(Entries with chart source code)
*****

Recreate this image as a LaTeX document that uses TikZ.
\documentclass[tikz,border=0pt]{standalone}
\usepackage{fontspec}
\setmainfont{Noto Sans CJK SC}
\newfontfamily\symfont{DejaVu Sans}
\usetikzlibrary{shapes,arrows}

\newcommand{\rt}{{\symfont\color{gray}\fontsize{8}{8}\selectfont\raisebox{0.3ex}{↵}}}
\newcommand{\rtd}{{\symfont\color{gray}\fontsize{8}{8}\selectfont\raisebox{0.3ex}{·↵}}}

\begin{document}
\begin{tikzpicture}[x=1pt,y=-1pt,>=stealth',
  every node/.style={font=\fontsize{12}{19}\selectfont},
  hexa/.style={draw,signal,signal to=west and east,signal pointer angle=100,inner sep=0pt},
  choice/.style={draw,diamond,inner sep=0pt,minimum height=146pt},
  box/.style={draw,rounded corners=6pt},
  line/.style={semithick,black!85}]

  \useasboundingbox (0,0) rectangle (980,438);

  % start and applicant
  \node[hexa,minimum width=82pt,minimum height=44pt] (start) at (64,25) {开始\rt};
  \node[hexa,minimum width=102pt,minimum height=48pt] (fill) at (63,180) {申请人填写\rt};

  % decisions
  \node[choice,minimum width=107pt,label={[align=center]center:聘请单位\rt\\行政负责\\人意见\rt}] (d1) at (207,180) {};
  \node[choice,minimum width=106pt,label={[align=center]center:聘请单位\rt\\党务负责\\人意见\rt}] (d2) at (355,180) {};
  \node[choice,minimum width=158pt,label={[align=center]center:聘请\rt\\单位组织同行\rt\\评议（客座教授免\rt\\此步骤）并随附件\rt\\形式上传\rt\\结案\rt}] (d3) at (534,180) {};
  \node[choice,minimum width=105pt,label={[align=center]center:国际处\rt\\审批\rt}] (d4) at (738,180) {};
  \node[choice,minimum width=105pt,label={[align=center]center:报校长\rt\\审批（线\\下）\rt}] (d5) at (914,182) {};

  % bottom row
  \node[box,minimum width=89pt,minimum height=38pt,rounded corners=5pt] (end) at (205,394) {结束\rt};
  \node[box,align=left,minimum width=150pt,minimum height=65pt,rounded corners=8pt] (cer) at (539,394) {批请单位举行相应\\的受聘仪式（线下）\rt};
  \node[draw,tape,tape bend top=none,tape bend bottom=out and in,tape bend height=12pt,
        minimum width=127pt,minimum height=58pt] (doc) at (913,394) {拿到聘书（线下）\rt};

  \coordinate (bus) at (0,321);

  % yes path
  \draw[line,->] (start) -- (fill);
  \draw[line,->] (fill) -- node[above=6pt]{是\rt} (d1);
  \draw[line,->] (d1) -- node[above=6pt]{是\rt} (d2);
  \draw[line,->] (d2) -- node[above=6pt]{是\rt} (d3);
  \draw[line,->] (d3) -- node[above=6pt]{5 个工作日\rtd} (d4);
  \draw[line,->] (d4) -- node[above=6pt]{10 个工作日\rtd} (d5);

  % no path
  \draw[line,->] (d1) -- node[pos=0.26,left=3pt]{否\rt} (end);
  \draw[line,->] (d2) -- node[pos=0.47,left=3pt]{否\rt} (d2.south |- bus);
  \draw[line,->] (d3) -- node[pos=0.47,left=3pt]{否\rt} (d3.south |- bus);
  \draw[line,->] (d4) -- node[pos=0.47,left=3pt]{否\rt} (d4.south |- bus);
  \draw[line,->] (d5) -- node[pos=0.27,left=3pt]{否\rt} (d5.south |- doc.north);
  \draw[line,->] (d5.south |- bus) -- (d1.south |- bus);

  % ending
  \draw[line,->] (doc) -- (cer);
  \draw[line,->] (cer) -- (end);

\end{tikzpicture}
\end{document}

*****

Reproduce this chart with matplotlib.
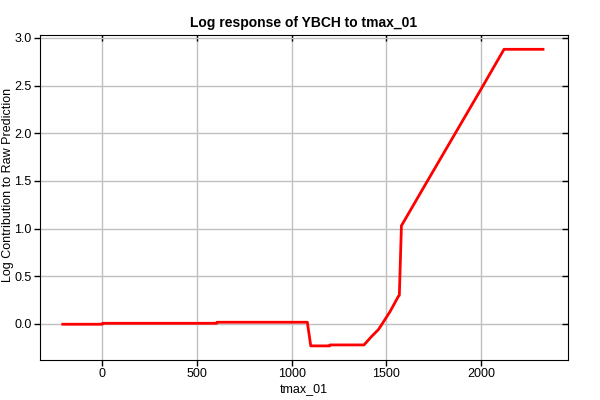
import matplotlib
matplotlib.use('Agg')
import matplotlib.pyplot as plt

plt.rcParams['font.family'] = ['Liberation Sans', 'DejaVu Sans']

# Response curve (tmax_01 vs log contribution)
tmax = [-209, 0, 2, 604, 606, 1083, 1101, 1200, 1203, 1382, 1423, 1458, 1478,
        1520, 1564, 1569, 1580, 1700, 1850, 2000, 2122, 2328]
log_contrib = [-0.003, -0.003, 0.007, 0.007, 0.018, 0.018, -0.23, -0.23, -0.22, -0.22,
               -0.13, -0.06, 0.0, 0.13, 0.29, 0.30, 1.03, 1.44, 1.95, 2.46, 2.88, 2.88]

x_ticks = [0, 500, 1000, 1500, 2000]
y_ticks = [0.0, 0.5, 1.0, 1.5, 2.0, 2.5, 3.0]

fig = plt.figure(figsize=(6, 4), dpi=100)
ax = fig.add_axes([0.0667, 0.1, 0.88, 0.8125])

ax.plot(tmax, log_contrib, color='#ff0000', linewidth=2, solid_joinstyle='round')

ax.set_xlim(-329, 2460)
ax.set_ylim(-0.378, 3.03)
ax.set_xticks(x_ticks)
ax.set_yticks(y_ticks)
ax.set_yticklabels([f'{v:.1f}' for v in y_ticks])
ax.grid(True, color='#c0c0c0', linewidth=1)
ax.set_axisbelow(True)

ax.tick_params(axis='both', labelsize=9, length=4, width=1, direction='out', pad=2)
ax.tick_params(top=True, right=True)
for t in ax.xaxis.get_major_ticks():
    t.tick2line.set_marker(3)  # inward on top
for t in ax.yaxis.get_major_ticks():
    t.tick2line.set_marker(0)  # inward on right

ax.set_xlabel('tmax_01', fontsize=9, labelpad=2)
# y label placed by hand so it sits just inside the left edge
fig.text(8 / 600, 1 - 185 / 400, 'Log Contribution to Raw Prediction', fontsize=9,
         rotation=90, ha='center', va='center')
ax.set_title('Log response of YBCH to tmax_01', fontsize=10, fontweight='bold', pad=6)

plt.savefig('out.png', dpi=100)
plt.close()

*****

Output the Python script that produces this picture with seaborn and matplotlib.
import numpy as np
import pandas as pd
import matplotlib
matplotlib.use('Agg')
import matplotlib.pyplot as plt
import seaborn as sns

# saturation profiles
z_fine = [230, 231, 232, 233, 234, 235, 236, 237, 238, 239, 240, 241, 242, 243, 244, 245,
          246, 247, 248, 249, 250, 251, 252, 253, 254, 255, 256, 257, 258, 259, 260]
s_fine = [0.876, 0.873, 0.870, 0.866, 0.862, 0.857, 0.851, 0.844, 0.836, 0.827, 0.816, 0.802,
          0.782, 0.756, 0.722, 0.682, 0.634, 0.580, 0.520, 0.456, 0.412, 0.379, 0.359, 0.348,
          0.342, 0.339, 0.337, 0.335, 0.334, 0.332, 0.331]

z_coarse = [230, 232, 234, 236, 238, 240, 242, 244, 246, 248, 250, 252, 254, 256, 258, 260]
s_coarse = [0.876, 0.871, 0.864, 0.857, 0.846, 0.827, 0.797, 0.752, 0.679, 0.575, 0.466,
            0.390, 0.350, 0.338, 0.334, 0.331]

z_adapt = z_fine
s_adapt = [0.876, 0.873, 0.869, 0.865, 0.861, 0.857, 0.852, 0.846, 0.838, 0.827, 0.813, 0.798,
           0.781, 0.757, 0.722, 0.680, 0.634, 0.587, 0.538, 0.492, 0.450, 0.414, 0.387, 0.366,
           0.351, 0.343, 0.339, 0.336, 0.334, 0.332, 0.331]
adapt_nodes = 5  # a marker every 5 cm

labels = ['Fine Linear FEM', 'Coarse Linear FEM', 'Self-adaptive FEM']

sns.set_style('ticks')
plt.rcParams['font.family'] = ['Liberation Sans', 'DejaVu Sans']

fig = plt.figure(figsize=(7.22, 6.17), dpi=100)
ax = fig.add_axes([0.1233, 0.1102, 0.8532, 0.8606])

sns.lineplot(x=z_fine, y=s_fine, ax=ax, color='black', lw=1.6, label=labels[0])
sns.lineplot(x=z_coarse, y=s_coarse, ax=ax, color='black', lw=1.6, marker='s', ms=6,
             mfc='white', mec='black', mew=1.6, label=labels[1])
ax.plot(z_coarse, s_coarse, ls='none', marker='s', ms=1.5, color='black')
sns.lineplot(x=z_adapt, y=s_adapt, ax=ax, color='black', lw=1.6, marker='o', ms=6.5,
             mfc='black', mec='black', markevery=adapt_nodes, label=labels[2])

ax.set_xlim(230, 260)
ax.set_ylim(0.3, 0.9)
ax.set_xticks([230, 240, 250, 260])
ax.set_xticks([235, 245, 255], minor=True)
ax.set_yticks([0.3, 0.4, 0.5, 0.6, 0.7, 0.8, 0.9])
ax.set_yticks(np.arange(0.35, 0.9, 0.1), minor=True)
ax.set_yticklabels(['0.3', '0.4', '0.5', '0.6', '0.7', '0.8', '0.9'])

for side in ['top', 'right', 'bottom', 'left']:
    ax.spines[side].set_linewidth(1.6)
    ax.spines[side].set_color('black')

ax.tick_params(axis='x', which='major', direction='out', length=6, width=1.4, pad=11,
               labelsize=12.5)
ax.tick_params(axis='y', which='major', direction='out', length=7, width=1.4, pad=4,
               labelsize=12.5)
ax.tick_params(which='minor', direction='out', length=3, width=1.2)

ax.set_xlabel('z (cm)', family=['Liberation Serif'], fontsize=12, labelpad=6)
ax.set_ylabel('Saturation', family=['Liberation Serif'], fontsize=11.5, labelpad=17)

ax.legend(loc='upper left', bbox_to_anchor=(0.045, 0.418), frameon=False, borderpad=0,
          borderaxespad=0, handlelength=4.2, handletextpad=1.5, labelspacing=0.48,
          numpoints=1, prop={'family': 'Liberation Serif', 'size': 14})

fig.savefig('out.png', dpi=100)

*****

_WHAT IS EXPECTED_. The lines from the one containing "Recreate this image" to the one containing "(bus) at (0,321);", both included, are to be extracted exactly; give no other line.

_ANSWER TO THIS PROBLEM_.
Recreate this image as a LaTeX document that uses TikZ.
\documentclass[tikz,border=0pt]{standalone}
\usepackage{fontspec}
\setmainfont{Noto Sans CJK SC}
\newfontfamily\symfont{DejaVu Sans}
\usetikzlibrary{shapes,arrows}

\newcommand{\rt}{{\symfont\color{gray}\fontsize{8}{8}\selectfont\raisebox{0.3ex}{↵}}}
\newcommand{\rtd}{{\symfont\color{gray}\fontsize{8}{8}\selectfont\raisebox{0.3ex}{·↵}}}

\begin{document}
\begin{tikzpicture}[x=1pt,y=-1pt,>=stealth',
  every node/.style={font=\fontsize{12}{19}\selectfont},
  hexa/.style={draw,signal,signal to=west and east,signal pointer angle=100,inner sep=0pt},
  choice/.style={draw,diamond,inner sep=0pt,minimum height=146pt},
  box/.style={draw,rounded corners=6pt},
  line/.style={semithick,black!85}]

  \useasboundingbox (0,0) rectangle (980,438);

  % start and applicant
  \node[hexa,minimum width=82pt,minimum height=44pt] (start) at (64,25) {开始\rt};
  \node[hexa,minimum width=102pt,minimum height=48pt] (fill) at (63,180) {申请人填写\rt};

  % decisions
  \node[choice,minimum width=107pt,label={[align=center]center:聘请单位\rt\\行政负责\\人意见\rt}] (d1) at (207,180) {};
  \node[choice,minimum width=106pt,label={[align=center]center:聘请单位\rt\\党务负责\\人意见\rt}] (d2) at (355,180) {};
  \node[choice,minimum width=158pt,label={[align=center]center:聘请\rt\\单位组织同行\rt\\评议（客座教授免\rt\\此步骤）并随附件\rt\\形式上传\rt\\结案\rt}] (d3) at (534,180) {};
  \node[choice,minimum width=105pt,label={[align=center]center:国际处\rt\\审批\rt}] (d4) at (738,180) {};
  \node[choice,minimum width=105pt,label={[align=center]center:报校长\rt\\审批（线\\下）\rt}] (d5) at (914,182) {};

  % bottom row
  \node[box,minimum width=89pt,minimum height=38pt,rounded corners=5pt] (end) at (205,394) {结束\rt};
  \node[box,align=left,minimum width=150pt,minimum height=65pt,rounded corners=8pt] (cer) at (539,394) {批请单位举行相应\\的受聘仪式（线下）\rt};
  \node[draw,tape,tape bend top=none,tape bend bottom=out and in,tape bend height=12pt,
        minimum width=127pt,minimum height=58pt] (doc) at (913,394) {拿到聘书（线下）\rt};

  \coordinate (bus) at (0,321);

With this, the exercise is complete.